Real fitness is not superficial. The health industry has got something of a bad name. There are a lot of negative Hollywood ideas associated with getting healthy, because much of it is based around a very base sexuality. Most of it is about looking a certain way, rather than feeling a certain way.
True health is psychological health. You can be ripped to shit, but that means nothing. I know plenty of people who look good according to society's conceptions of attractiveness, but who have emotional problems that manifest themselves in alcohol misuse and drug addiction. It is possible to have a “good body” and smoke, suffer panic attacks and live a life of suffocating depression.
Looking good means nothing. Like most things in this society, it can be faked for a while, but the truth will catch up with us. I think men are starting to find this out more and more. Issues like prostate cancer, alcoholism and, yes, mental health, are becoming increasingly difficult realities for us to cope with. Nothing in our society has prepared us for the fall out.
What I call patriarchy I will define as this – an obsessive materialism, an over-identification with external images and objects as signs of success and fulfillment. People, cars, gadgets and money, are the benchmarks of our self-love. Put this way, we can see the dangerous reality that women are more and more entrenched in this pathology as well.
True health is about internal balance. That internal balance will manifest itself in exterior ways. If you clarify the neurosis in your mind, you will look healthier. But the focus should be on your emotional and psychological temperament.
The reason I say this is because I have tried and failed so many times to become the person I want to be, to be the person I KNOW I AM. It is only now that I am starting to come to terms with the depth of the neurosis that underpins these failures. If we do not break down some of the psychic baggage that dominates our subconscious, any project for becoming healthy risks entrenching the problem rather than purifying it. The mind and body are not only linked, they are the same thing, so if your mind is unhealthy, your body will, and does, suffer. It is only when we start to manifest extreme symptoms of ill-health that we start to call it disease, but the reality is, we are born into a state of disease.
We fake health, by defining health as simply looking a certain way. As a result society is stuck fire-fighting diseases and ill-health and it is always too late.

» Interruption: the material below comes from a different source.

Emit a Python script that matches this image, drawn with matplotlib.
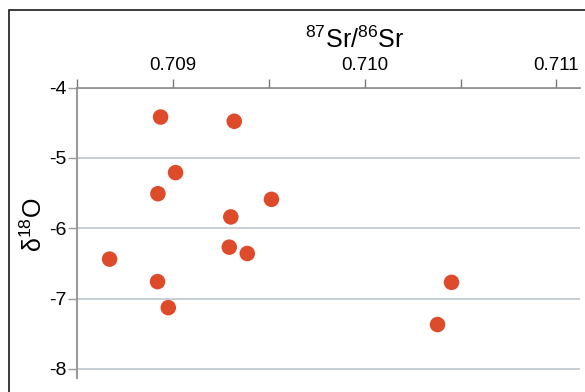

Perhaps we should define health as FEELING a certain way rather than looking a certain way.
Now, this is where the distinction between men and women becomes acute, and it is a big reason why this blog is here. Women DO have the advantage over men on this one. Despite the increasing patriarchal culture around modern femininity, the idea of health being about how you feel rather than how you look is not going to be such a foreign notion to a woman. I'm not saying there aren't superficial ideas of female beauty and health. Of course there are, but women ARE more in tune with their feelings as a sign of health than men.
Firstly, let me qualify this. Women are far more likely to consult doctors and respond to worries about ill-health than men. I'm not just contributing to a myth here. It's the facts. However, secondly, let me state that I don't think men are necessarily out of touch with their internal guidance systems. I don't think men are BY NATURE ignorant of their emotional balance.
What we are up against, as with most things surrounding gender, is socialised behaviours, expectations about what it is to be a man that are imposed on men before they are even born. (As a side note on this, just because it is socialised does not mean it is not physical. As I have said before on this blog, our culture is biological. Our ideas are genetic. Our coordinates for self-identity are handed down to us at a cellular level. This is all the more reason to focus on the physical aspect of your mental health, and the mental aspect of your physical health. The two are one and the same).
The issue of health is deep one. It is anything but superficial. The more I look into it, the more I see just what we are up against. We are grappling with thousands of years of cultural programming and as a result, centuries of biological conditioning. If we are to change our ideas about health, we must change our ideas about what it means to be a human being.
This comes off as grandiose, I know. But the problem is philosophical. It goes right to heart of what we consider to a human being to be.
We will never get rid of the negativities of the past. Not completely. It only makes it worse to resent and resist the cultural inheritance we grapple with. How we evolve is through innovating new kinds of behaviours and ideas about what it means to be healthy, what it means to be happy and ultimately what it means to be alive.
It is a paradox. We ARE imprisoned by our culture, but we are also free to innovate new cultures. We can never start afresh completely, but we can always start NOW, from where we are. And maybe this existential realisation is itself, a part of what it means to be healthy.